The shortage of testing kits came to light owing to a 33-year-old HIV patient undergoing treatment at Mumbai’s JJ Hospital

mumbai Updated: Aug 18, 2017 16:34 IST
Aayushi Pratap
A 14-year old HIV-positive girl, whose haemoglobin levels dropped to 3.5 grams per deciliter, was urgently advised to undergo viral load testing, but could not owing to the shortage of kits.
A 14-year old HIV-positive girl, whose haemoglobin levels dropped to 3.5 grams per deciliter, was urgently advised to undergo viral load testing, but could not owing to the shortage of kits. (HT File)

Human immunodeficiency virus (HIV) treatment centres in Mumbai are facing a shortage of viral load testing kits, said sources. Viral load testing is necessary to understand the status of an HIV patient’s infection. The test indicates the number of HIV particles present in the patient’s blood sample. The higher the viral load, greater the risk of the patient falling ill.

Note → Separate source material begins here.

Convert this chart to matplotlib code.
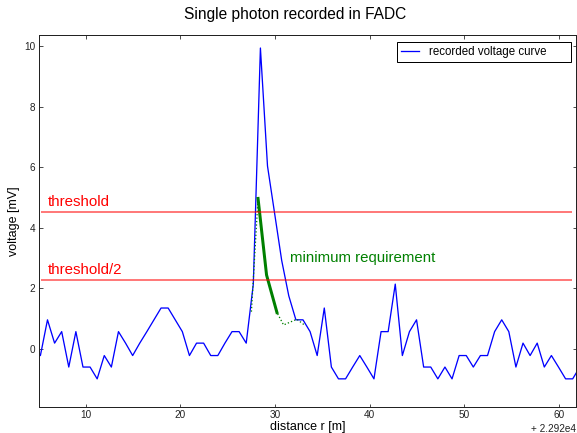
import matplotlib
matplotlib.use('Agg')
import matplotlib.pyplot as plt
from matplotlib.ticker import FuncFormatter

plt.rcParams['font.family'] = ['Liberation Sans', 'DejaVu Sans']

# FADC samples: distance relative to r_offset [m] and voltage [mV]
r_offset = 22920
distance = [4.45, 5.20, 5.95, 6.70, 7.45, 8.20, 8.95, 9.70, 10.45, 11.20,
            11.95, 12.70, 13.45, 14.20, 14.95, 15.70, 16.45, 17.20, 17.95, 18.70,
            19.45, 20.20, 20.95, 21.70, 22.45, 23.20, 23.95, 24.70, 25.45, 26.20,
            26.95, 27.70, 28.45, 29.20, 29.95, 30.70, 31.45, 32.20, 32.95, 33.70,
            34.45, 35.20, 35.95, 36.70, 37.45, 38.20, 38.95, 39.70, 40.45, 41.20,
            41.95, 42.70, 43.45, 44.20, 44.95, 45.70, 46.45, 47.20, 47.95, 48.70,
            49.45, 50.20, 50.95, 51.70, 52.45, 53.20, 53.95, 54.70, 55.45, 56.20,
            56.95, 57.70, 58.45, 59.20, 59.95, 60.70, 61.45, 62.20]
voltage = [-0.22, -0.22, 0.96, 0.19, 0.57, -0.60, 0.57, -0.60, -0.60, -0.99,
           -0.22, -0.60, 0.57, 0.19, -0.22, 0.19, 0.57, 0.96, 1.35, 1.35,
           0.96, 0.57, -0.22, 0.19, 0.19, -0.22, -0.22, 0.19, 0.57, 0.57,
           0.19, 2.14, 9.94, 6.04, 4.48, 2.92, 1.75, 0.96, 0.96, 0.57,
           -0.22, 1.35, -0.60, -0.99, -0.99, -0.60, -0.22, -0.60, -0.99, 0.57,
           0.57, 2.14, -0.22, 0.57, 0.96, -0.60, -0.60, -0.99, -0.60, -0.99,
           -0.22, -0.22, -0.60, -0.22, -0.22, 0.57, 0.96, 0.57, -0.60, 0.19,
           -0.22, 0.19, -0.60, -0.22, -0.60, -0.99, -0.99, -0.60]

# minimum pulse shape (dotted) and the part that has to be exceeded (solid)
min_r = [27.5, 28.2, 29.1, 30.2, 30.9, 32.3, 33.1]
min_v = [1.23, 4.97, 2.44, 1.20, 0.79, 0.98, 0.79]
req_r = [28.2, 29.1, 30.2]
req_v = [4.97, 2.44, 1.20]

threshold = 4.52

fig = plt.figure(figsize=(577 / 72, 433 / 72), dpi=72)
ax = fig.add_axes([38.5 / 577, 1 - 407 / 433, (576 - 38.5) / 577, (407 - 35) / 433])

ax.plot(distance, voltage, color='blue', lw=1.3, label='recorded voltage curve')
ax.plot(min_r, min_v, color='green', lw=1.3, ls=':')
ax.plot(req_r, req_v, color='green', lw=3)

ax.hlines([threshold, threshold / 2], 5.3, 61.35, color='red', alpha=0.65, lw=1.6)
ax.text(5.95, threshold + 0.2, 'threshold', color='red', fontsize=15, va='baseline')
ax.text(5.95, threshold / 2 + 0.2, 'threshold/2', color='red', fontsize=15, va='baseline')
ax.text(31.55, 2.87, 'minimum requirement', color='green', fontsize=15, va='baseline')

ax.set_xlim(5, 61.8)
ax.set_ylim(-1.92, 10.37)
ax.set_yticks([0, 2, 4, 6, 8, 10])
ax.set_xticks([10, 20, 30, 40, 50, 60])
ax.xaxis.set_major_formatter(FuncFormatter(lambda v, p: '%d' % v))
ax.tick_params(direction='in', top=True, right=True, length=3.5, width=0.8,
               labelsize=10, pad=3, colors='#222222')
for s in ax.spines.values():
    s.set_linewidth(1.0)
    s.set_color('#222222')

ax.text(1.0, -0.045, '+ %.3fe4' % (r_offset / 1e4), transform=ax.transAxes,
        ha='right', va='top', fontsize=10, color='#222222')

ax.set_xlabel('distance r [m]', fontsize=12.5, labelpad=1)
ax.set_ylabel('voltage [mV]', fontsize=12.5, labelpad=4)
fig.text(295 / 577, 1 - 19 / 433, 'Single photon recorded in FADC', fontsize=15.5,
         ha='center', va='baseline')

# legend box stretched over a fixed width in the upper right corner
leg = ax.legend(loc='upper left', bbox_to_anchor=(0.6664, 0.5, 0.3237, 0.482),
                mode='expand', borderaxespad=0, fontsize=11.5, fancybox=False,
                edgecolor='black', framealpha=1, borderpad=0.35,
                handlelength=1.55, handletextpad=0.95)
leg.get_frame().set_linewidth(1.0)

fig.savefig('out.png', dpi=72)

The tests and treatment are provided for free at anti-retroviral therapy (ART) centres in major public hospitals in Mumbai and Maharashtra.

The shortage of testing kits came to light owing to a 33-year-old HIV patient undergoing treatment at Sir JJ Hospital’s ART centre. Eldred Tellis, founder of Mumbai NGO Sankalp Trust Foundation, said the woman is also a multi-drug resistant TB patient. “Her CD4 — a protein — count has dropped to 245. This means that her immunity is low. She was advised to undergo a viral load test urgently, however, doctors at Sir JJ Hospital’s ART centre said they have no kits left,” he said.

“Currently, the viral load samples that have been are being stored. There is a huge backlog. We do not have reports of viral load samples collected from May till date,” said the centre’s nodal officer, replying to a complaint filed by the foundation.

A 14-year old HIV-positive girl, whose haemoglobin levels dropped to 3.5 grams per deciliter, was urgently advised to undergo viral load testing, but could not owing to the shortage of kits.

However, Dr Srikala Acharya, additional project director of Maharashtra District Aids Control Society (MDACS), a body that implements the National Aids Control Programme, said the shortage ended last month. She added that officials were now testing all pending samples. “MDACS has fast-tracked these cases,” she said.

Ganesh Acharya, an HIV activist, said NACO needs to ensure that centres do not run out of viral load kits as they are a crucial part of treatment.